EXERCISE AIM: Find and return each line containing "this".

WORKING DATA:
§

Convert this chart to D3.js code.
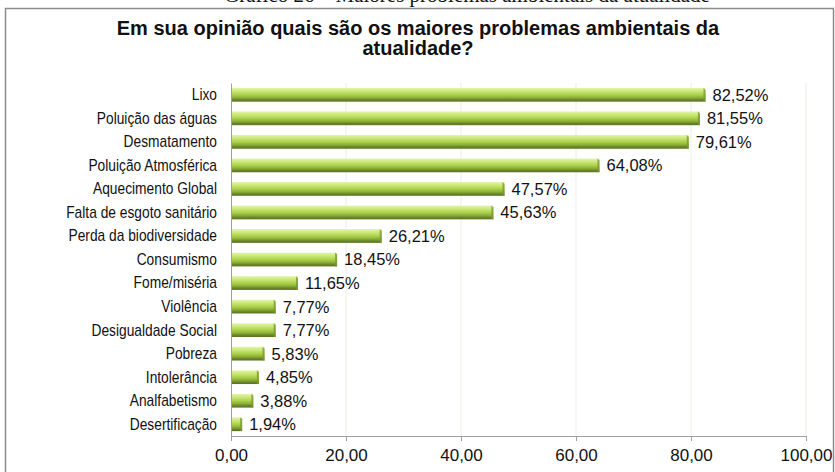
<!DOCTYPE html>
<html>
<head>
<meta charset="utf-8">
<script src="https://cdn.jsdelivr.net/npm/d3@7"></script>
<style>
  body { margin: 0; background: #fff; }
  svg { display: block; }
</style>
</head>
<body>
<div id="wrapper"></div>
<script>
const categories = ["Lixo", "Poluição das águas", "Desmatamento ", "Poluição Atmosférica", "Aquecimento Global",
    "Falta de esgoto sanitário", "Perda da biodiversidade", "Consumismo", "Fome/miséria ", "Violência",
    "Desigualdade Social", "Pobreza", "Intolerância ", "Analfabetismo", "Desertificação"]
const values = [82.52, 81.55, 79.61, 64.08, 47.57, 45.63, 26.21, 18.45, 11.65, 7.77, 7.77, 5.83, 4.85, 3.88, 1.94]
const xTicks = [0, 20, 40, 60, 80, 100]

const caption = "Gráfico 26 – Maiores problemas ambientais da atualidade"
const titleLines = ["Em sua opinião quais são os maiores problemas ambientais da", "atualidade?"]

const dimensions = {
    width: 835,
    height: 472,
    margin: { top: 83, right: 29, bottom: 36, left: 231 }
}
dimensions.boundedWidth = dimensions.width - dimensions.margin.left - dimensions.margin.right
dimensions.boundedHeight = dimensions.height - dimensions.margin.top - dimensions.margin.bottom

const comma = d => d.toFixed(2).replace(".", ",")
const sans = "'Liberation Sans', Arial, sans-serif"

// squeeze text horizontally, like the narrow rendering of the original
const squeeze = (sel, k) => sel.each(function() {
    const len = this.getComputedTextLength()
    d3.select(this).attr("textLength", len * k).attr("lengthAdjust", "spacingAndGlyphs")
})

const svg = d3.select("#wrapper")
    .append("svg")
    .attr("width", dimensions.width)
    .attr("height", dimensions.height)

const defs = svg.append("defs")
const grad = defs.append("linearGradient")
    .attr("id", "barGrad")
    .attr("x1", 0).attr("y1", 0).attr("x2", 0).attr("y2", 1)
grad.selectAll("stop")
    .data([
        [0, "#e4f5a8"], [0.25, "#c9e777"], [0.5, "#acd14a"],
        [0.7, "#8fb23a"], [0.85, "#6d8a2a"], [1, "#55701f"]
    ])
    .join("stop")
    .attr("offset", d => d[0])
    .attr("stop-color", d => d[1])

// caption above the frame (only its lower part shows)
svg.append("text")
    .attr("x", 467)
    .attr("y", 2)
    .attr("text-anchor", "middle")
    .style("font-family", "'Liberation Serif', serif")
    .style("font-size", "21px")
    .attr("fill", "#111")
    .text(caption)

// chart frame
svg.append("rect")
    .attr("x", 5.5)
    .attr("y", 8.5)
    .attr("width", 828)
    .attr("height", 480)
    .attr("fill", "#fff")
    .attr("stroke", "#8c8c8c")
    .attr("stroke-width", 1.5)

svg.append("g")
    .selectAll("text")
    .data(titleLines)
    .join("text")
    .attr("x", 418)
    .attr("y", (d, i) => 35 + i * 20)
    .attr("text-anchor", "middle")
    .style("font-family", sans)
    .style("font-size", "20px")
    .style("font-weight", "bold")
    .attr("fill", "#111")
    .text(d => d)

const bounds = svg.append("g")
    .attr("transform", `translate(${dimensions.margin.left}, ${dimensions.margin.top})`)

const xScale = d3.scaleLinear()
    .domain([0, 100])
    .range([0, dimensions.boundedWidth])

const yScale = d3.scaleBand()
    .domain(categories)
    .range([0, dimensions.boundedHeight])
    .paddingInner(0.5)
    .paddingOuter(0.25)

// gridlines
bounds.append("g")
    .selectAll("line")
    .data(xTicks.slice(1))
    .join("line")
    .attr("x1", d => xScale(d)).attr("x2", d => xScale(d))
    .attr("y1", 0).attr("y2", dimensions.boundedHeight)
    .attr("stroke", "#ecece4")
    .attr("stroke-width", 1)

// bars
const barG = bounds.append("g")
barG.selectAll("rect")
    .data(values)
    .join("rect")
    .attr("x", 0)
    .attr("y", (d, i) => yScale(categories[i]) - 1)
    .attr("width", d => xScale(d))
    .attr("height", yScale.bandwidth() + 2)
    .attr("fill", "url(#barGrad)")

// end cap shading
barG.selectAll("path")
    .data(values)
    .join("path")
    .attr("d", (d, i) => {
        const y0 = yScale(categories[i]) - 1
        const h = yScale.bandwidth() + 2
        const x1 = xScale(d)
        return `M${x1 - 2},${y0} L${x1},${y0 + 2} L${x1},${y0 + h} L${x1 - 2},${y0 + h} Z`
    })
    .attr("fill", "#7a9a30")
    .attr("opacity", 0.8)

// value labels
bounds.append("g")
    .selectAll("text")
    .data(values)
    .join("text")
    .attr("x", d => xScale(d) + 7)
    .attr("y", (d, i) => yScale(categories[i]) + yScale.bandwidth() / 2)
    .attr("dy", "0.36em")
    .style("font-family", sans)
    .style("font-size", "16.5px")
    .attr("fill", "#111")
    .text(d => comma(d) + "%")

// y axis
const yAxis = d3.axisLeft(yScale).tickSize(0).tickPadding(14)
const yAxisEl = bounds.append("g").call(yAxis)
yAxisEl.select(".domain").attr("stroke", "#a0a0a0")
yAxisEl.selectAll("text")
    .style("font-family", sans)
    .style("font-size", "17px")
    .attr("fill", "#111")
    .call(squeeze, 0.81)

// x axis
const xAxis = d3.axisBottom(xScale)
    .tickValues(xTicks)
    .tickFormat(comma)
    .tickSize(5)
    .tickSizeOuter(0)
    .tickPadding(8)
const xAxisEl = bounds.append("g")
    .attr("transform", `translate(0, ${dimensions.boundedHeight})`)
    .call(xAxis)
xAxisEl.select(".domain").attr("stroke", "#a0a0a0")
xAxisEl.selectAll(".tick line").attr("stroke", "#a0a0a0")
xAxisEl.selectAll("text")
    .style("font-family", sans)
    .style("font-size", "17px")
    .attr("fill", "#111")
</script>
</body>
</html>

§

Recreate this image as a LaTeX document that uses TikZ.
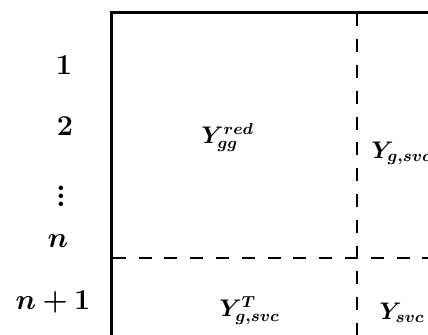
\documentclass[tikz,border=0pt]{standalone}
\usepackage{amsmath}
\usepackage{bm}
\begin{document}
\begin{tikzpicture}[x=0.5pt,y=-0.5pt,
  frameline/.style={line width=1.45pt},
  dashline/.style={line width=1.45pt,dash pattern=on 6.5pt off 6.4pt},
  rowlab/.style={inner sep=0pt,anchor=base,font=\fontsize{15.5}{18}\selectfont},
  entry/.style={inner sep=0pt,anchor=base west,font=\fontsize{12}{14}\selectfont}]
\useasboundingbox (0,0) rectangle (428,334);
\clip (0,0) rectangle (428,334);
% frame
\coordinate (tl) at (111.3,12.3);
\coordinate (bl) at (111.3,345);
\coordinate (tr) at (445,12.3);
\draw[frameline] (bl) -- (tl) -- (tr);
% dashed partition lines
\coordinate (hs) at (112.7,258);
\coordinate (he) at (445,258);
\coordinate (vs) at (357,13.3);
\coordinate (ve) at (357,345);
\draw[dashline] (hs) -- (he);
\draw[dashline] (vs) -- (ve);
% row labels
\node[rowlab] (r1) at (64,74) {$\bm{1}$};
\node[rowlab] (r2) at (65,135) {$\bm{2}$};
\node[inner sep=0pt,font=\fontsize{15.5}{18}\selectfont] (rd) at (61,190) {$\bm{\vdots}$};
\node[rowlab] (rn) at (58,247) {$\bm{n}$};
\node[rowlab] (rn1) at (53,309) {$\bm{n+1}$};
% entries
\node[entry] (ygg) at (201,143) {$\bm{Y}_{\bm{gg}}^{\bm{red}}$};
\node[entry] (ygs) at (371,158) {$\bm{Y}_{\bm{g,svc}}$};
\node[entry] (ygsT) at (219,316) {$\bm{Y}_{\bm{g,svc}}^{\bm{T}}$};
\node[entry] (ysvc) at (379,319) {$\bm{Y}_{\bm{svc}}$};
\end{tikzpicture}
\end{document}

§

RESPONSE TO THE EXERCISE:
Convert this chart to D3.js code.
    const len = this.getComputedTextLength()
    d3.select(this).attr("textLength", len * k).attr("lengthAdjust", "spacingAndGlyphs")
Recreate this image as a LaTeX document that uses TikZ.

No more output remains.